The Design & Construction Management Professional Reporter: December 2017
Inside this Issue:
Design-Build & Public-Private Partnerships: Managing Cost Overrun Risk for Project Owners On Infrastructure Megaprojects
By: John Reilly P.E., C.P.Eng. and David J. Hatem, PC, Esq.
Abstract
Cost overrun risk for owners has been a significant concern, prompting development of a number of best practices to more realistically identify and quantify risks that impact cost and schedule on megaprojects and to prudently allocate those risks among project participants.
Design-build (DB) and public-private partnership (P3) projects present owners with the opportunity to transfer substantial design and construction risks to private sector participants. Examination of the contemporary practices of owners in achieving that objective and whether they improve owner “cost overrun” exposure is necessary. Many owner procurements, contractual and other practices will likely result in retention or a subtle reversion of cost overrun risk to the megaproject owner.
The premise of this paper is that while many owners regard DB and P3s as opportunities to transfer to the private sector significant design and construction risks that could result in cost overruns, unbalanced risk allocation, and other imprudent procurement, contractual and implementation practices are likely to result in retention/reversion of substantial owner risk for cost overruns.
Introduction
The chronic experience of cost overruns on infrastructure and other complex megaprojects is well-documented, (Reilly, 2001; Flyvbjerg, Holm & Buhl, 2002; Butts & Linton, 2003b; 2009) in which overruns, in a significant numbers of cases, are of the order of +100% over the initial budget. Myriad and diverse reasons account for such cost overruns on megaprojects, in many cases relating to the size, complexity and long time-frames of such projects involving, as a consequence, changes in political environments among other factors.

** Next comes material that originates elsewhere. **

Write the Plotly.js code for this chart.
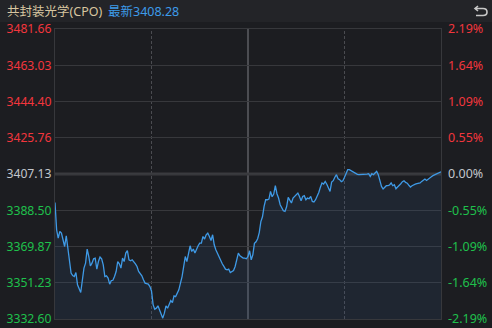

The focus of this paper is infrastructure megaprojects and two significant sources of cost overruns: (i) defective design and (ii) differing subsurface conditions. In the United States, a great deal of the cost overrun experience has occurred in the context of the use of the design-bid-build (DBB) method and, for the most part, the adverse impact of that experience has been borne by the owner since, in DBB, the risk of cost overruns for defective design (“design adequacy risk”) typically resides with the owner and, subject to particular risk allocation contractual regimes, cost increases due to materially different subsurface conditions are substantially borne by the owner as well (Hatem, 2010a; 2017).
In response to megaproject cost overruns, a number of proactive management practices have been implemented in recent decades, including management strategies such as partnering, strategic team alignment, risk management, improved contracting, risk-based cost validation methods and, better communications and public outreach methods (Egan, 1998; Reilly, 1999; 2000; 2003b; Flyvbjerg, Bruzelius & Rothengatter, 2003; Reilly & Brown 2004a). The extent to which those practices have mitigated cost overrun exposure for owners is still being evaluated – however owners’ heightened awareness of cost outcomes, which have substantially exceeded authorised budgets, has increased the use of such practices to help mitigate cost overruns, potential risks and, to improve clarity of contractual requirements and obligations.